Thursday, January 3, 2008

A cool audio-video library for Linux (ffmpeg)

Happy New Year, folks. It's nice to be back at the keyboard after a hectic week with family. Fun, but hectic.

Recently I was looking to upgrade the movie playback capabilities of my home machine, which currently runs Ubuntu Linux, OpenSolaris, and Windows XP as a guest OS under VMware. Specifically, I was looking to make movies play well on the Ubuntu Linux OS and there are several software packages to help out. The movie player I was using is called "Totem", but there are others.

While I was looking at what software packages to get, I ran across "ffmpeg", which is a nice collection of software for doing the common things you would want to do with continuous media (like movies, as opposed to static media like photos): encode, decode, and transcode (or "convert", as the Wikipedia entry on FFmpeg says).

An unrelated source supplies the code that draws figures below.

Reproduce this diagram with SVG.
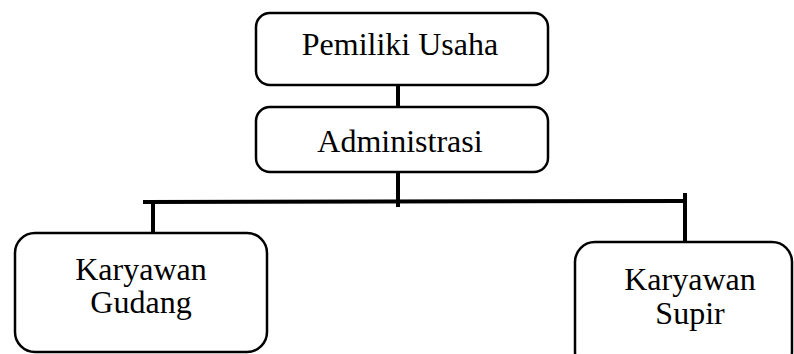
<svg xmlns="http://www.w3.org/2000/svg" width="794" height="354" viewBox="0 0 794 354">
<style>
.box{fill:#fff;stroke:#000;stroke-width:2.5}
.t{font-family:"Liberation Serif","Times New Roman",serif;font-size:32px;fill:#000;text-anchor:middle}
.c{stroke:#000;stroke-width:4;fill:none}
</style>
<rect width="794" height="354" fill="#fff"/>
<g id="connectors">
<line class="c" x1="398" y1="85" x2="398" y2="107"/>
<line class="c" x1="398" y1="172" x2="398" y2="207"/>
<line class="c" x1="143" y1="202" x2="687" y2="201"/>
<line class="c" x1="153" y1="202" x2="153" y2="233"/>
<line class="c" x1="685" y1="193" x2="685" y2="242"/>
</g>
<g id="pemilik">
<rect class="box" x="256" y="13" width="292" height="72" rx="14"/>
<text class="t" x="400" y="55">Pemiliki Usaha</text>
</g>
<g id="administrasi">
<rect class="box" x="256" y="107" width="292" height="65" rx="14"/>
<text class="t" x="400" y="152">Administrasi</text>
</g>
<g id="gudang">
<rect class="box" x="15" y="233" width="252" height="119" rx="20"/>
<text class="t" x="141" y="280">Karyawan</text>
<text class="t" x="141" y="313">Gudang</text>
</g>
<g id="supir">
<rect class="box" x="575" y="242" width="217" height="130" rx="20"/>
<text class="t" x="690" y="290">Karyawan</text>
<text class="t" x="690" y="324">Supir</text>
</g>
</svg>
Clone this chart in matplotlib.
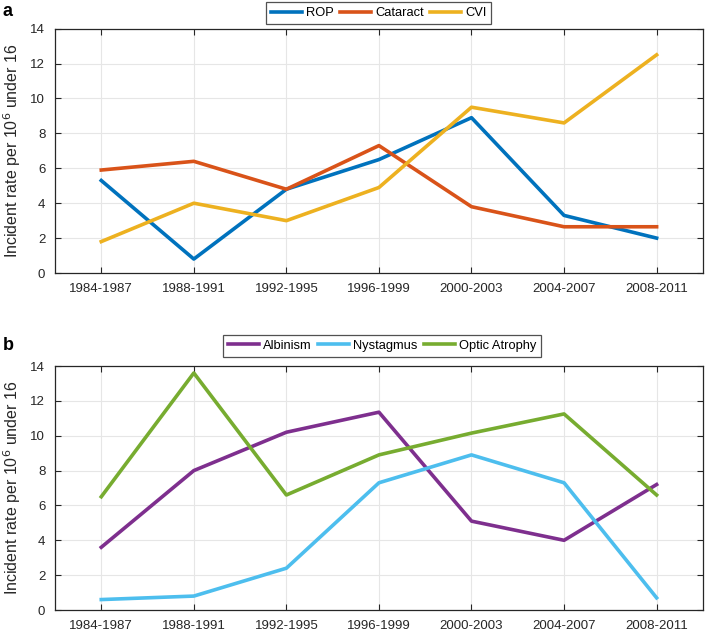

This is a nicely fleshed-out version of what the Transcode company used to do: take movies in one format, convert them to a different file format, and if you wish, also transcode the content into a different encoding.


There are tons of codecs in the FFmpeg package; if you look at the Wikipedia page, you'll see the mention of something called "FourCC", which is a Microsoft term for specifying the kind of encoding scheme used in a movie. It's a four-alphanumeric word (e.g., "MPEG", "DIVX"), and movie players look at the FourCC near the beginning of a movie file to determine what decoder to use to playback the movie content.

Anyway, check out the package if you're looking for good software for dealing with movie-type media on Linux machines. It's pretty good stuff.